Nicolas D’Inca. Comment le fait de dessiner des monstres, d’entrer en rapport à l’obscur, présente-t-il pour vous un lien avec la pratique de la méditation ?
Bruno Tyszler. Dans les contes pour enfants, il y a de nombreuses histoires de prince ou de princesse qui rencontrent un monstre et qui après en avoir eu peur, réussissent à l’apprivoiser, voir à le révéler comme princesse et prince. Le fait de regarder, d’accepter ou même d’avoir de l’amour pour ce monstre, le transfigure. La signification en est assez simple : nous pensons que quelque chose est mauvais. Dans la méditation comme dans la vie, nous évitons de regarder un certain nombre de zones d’ombre pour construire une image idéale de soi… Mais si l’on y regarde de près, si ces ombres sont mises au placard, ce n’est pas parce qu’elles seraient indignes mais parce qu’elles révèlent les points sensibles de notre être. Elles nous mettent à nu et c’est cela qui nous effraie. C’est comme dans le film La belle et la bête de Jean Cocteau : la jeune fille a beau être effrayée par le monstre, elle finit par l’aimer car elle le voit tel qu’il est. Par peur du monstrueux, on évite de regarder, passant ainsi à côté de la part riche et belle de l’être.

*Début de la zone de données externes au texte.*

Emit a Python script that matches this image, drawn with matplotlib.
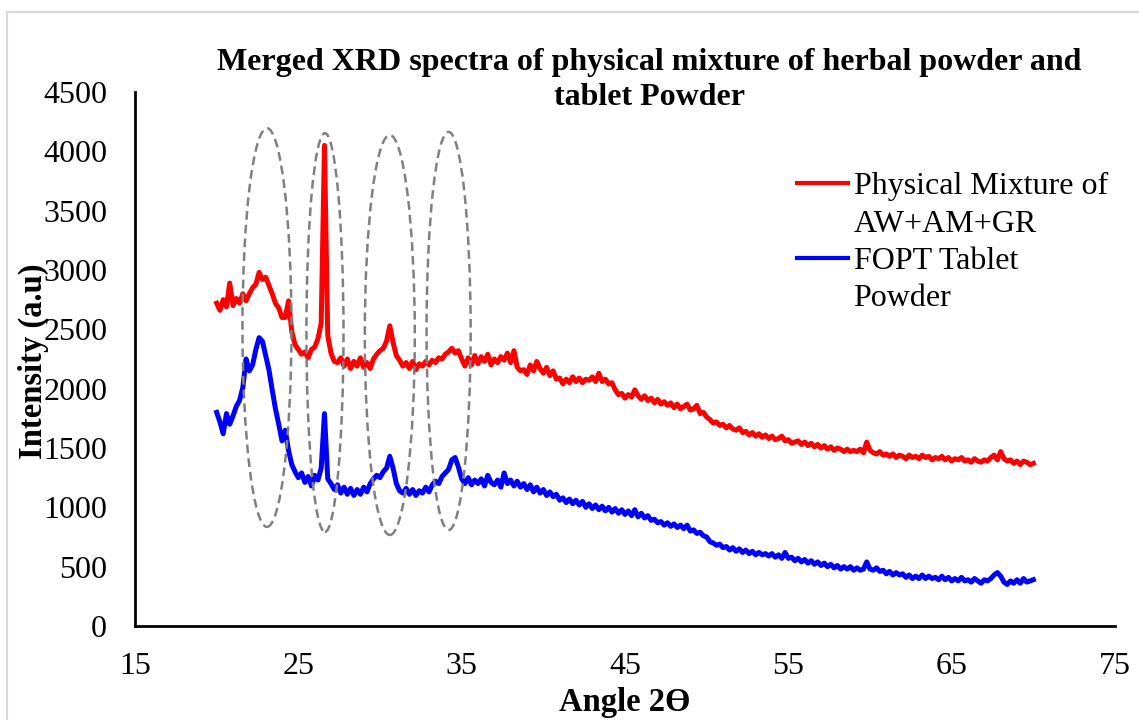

Avez-vous eu cette expérience dans la méditation ?
Généralement nous masquons nos faiblesses, parce que nous croyons qu’elles ne sont pas belles, illusionnés que nous sommes par une image idéale de nous-même. Nous refusons de nous relier aux kleshas, de reconnaître la jalousie ou la colère qui sont en nous. On ne veut tout simplement pas les reconnaître, alors que ce sont des expériences assez simples. La méditation nous apprend à les regarder, sans y porter aucun jugement de valeur moral. Derrière les kleshas, qui sont des formes de crispation, se trouve en vérité la vulnérabilité du coeur. Dès lors si l’on ne reconnaît pas les aspects les plus difficiles, les plus irritants, les plus douloureux de notre être, nous ne pouvons pas non plus en toucher l’aspect tendre. Il nous faut apprendre à accueillir véritablement tout ce qui survient, tapis dans l’ombre ou pas !
En regardant vos monstres, on peut ressentir ce mouvement de recul qui refuse d’entrer en relation à ce qui semble effrayant ; puis, osant les regarder on s’aperçoit qu’ils disent quelque chose de personnel, de familier, de tendre même et qui va bien au-delà de la peur.

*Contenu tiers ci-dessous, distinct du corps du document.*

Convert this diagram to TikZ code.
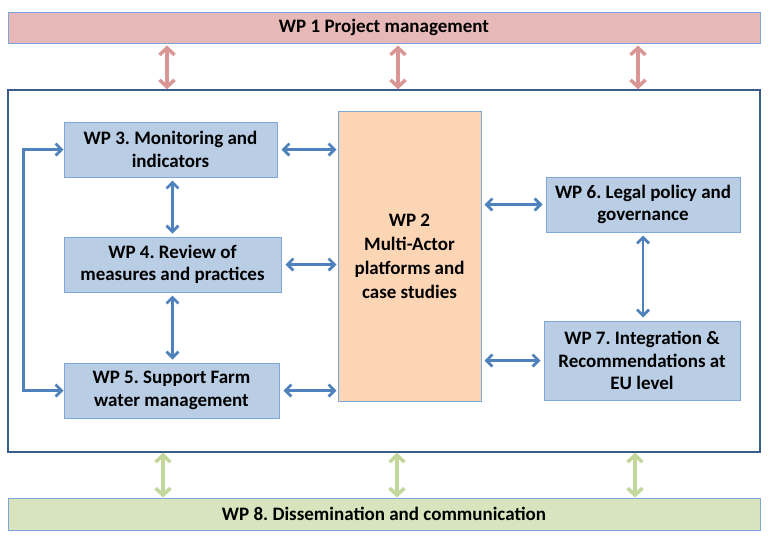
\documentclass[tikz,border=0pt]{standalone}
\usepackage{fontspec}
\setmainfont{Carlito}
\usepackage{tikz}
\usetikzlibrary{arrows.meta,calc}
\frenchspacing

\definecolor{wpblue}{RGB}{185,205,229}
\definecolor{wpline}{RGB}{126,166,214}
\definecolor{wpframe}{RGB}{56,93,138}
\definecolor{wparrow}{RGB}{79,129,189}
\definecolor{wppink}{RGB}{230,185,184}
\definecolor{wppinkarrow}{RGB}{218,150,148}
\definecolor{wporange}{RGB}{252,213,181}
\definecolor{wpgreen}{RGB}{215,228,189}
\definecolor{wpgreenarrow}{RGB}{195,214,155}

\begin{document}
\begin{tikzpicture}[x=1pt,y=-1pt,
  font=\fontsize{19}{22.5}\selectfont\bfseries,
  wpbox/.style={draw=wpline,line width=1pt,fill=wpblue,align=center,inner sep=0pt},
  bar/.style={draw=wpline,line width=1pt,minimum width=752pt,inner sep=0pt},
  link/.style={draw=wparrow,line width=2.8pt,{Straight Barb[length=6pt,width=12pt]}-{Straight Barb[length=6pt,width=12pt]}},
  toplink/.style={draw=wppinkarrow,line width=3.5pt,{Straight Barb[length=7pt,width=15pt]}-{Straight Barb[length=7pt,width=15pt]}},
  botlink/.style={draw=wpgreenarrow,line width=3.5pt,{Straight Barb[length=7pt,width=15pt]}-{Straight Barb[length=7pt,width=15pt]}}]
  \useasboundingbox (0,0) rectangle (768,539);
  % outer bars and frame
  \node[bar,fill=wppink,minimum height=31pt] (wp1) at (384,27.5) {WP 1 Project management};
  \node[draw=wpframe,line width=1.5pt,minimum width=752pt,minimum height=362pt] (frame) at (384,271) {};
  \node[bar,fill=wpgreen,minimum height=32pt] (wp8) at (384,514) {WP 8. Dissemination and communication};
  % work packages
  \node[wpbox,minimum width=213pt,minimum height=55pt] (wp3) at (170.5,149.5) {WP 3. Monitoring and\\indicators};
  \node[wpbox,minimum width=217pt,minimum height=55pt] (wp4) at (172.5,264.5) {WP 4. Review of\\measures and practices};
  \node[wpbox,minimum width=215pt,minimum height=55pt] (wp5) at (171.5,390.5) {WP 5. Support Farm\\water management};
  \node[wpbox,fill=wporange,font=\fontsize{19}{24}\selectfont\bfseries,minimum width=143pt,minimum height=290pt] (wp2) at (409.5,256) {WP 2\\Multi-Actor\\platforms and\\case studies};
  \node[wpbox,minimum width=194pt,minimum height=55pt] (wp6) at (643,204.5) {WP 6. Legal policy and\\governance};
  \node[wpbox,minimum width=196pt,minimum height=79pt] (wp7) at (642,360.5) {WP 7. Integration \&\\Recommendations at\\EU level};
  % links
  \draw[link,shorten <=4pt,shorten >=1pt] (wp3.east) -- (wp3.east -| wp2.west);
  \draw[link,shorten <=4pt,shorten >=1pt] (wp4.east) -- (wp4.east -| wp2.west);
  \draw[link,shorten <=4pt,shorten >=1pt] (wp5.east) -- (wp5.east -| wp2.west);
  \draw[link,shorten <=3pt,shorten >=3pt] (wp6.west -| wp2.east) -- (wp6.west);
  \draw[link,shorten <=3pt,shorten >=3pt] (wp7.west -| wp2.east) -- (wp7.west);
  \draw[link,shorten <=3pt,shorten >=3pt] (wp3.south -| wp4.north) -- (wp4.north);
  \draw[link,shorten <=3pt,shorten >=3pt] (wp4.south) -- (wp4.south |- wp5.north);
  \draw[link,shorten <=3pt,shorten >=3pt] (wp6.south) -- (wp6.south |- wp7.north);
  \draw[link] (wp3.west) -- ++(-40,0) |- (wp5.west);
  % links to WP 1 and WP 8
  \foreach \x/\y in {167/163,398/397,638/635} {
    \coordinate (t\x) at (\x,0);
    \coordinate (b\y) at (\y,0);
    \draw[toplink,shorten <=2pt] (wp1.south -| t\x) -- (frame.north -| t\x);
    \draw[botlink] (frame.south -| b\y) -- (wp8.north -| b\y);
  }
\end{tikzpicture}
\end{document}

Oui, l’idée principale est qu’on peut accueillir ces ombres, qu’il n’y a pas à s’arrêter à la peur, qu’il y a quelque chose de très bon à découvrir une fois qu’elle est dépassée. C’est pourquoi j’opère la distinction entre le monstre et le monstrueux. Est monstrueuse une personne qui ne peut plus entrer en rapport à sa propre vulnérabilité. Les hommes qu’on appelle des « monstres » comme Hitler sont des personnes qui se tiennent toujours dans ce lieu de l’horreur inhumaine qui refuse d’être touchée. Leur projection sur le monde est si solide que leur haine devient radicale, absolue. Il n’y a plus d’ouverture, plus de fragilité, plus d’interrogation possible. Alors que les monstres au contraire nous rappellent paradoxalement à notre humanité. Ces monstres effrayants, repoussants, parfois ridicules nous rappellent à une part de nous-même ainsi qu’à une part de l’humanité délaissée que généralement nous ne voulons pas voir. Nous ne sommes pas des supermans, nous ne sommes pas parfaits, ni moralement ni physiquement. Et c’est très beau ainsi. Une fleur en plastique, quoiqu’ « esthétique », est sans vie, sans sève. La fleur vivante, est certes mortelle, mais sa fragilité extrême lui donne son incomparable beauté. Sa beauté vient de sa fragilité même.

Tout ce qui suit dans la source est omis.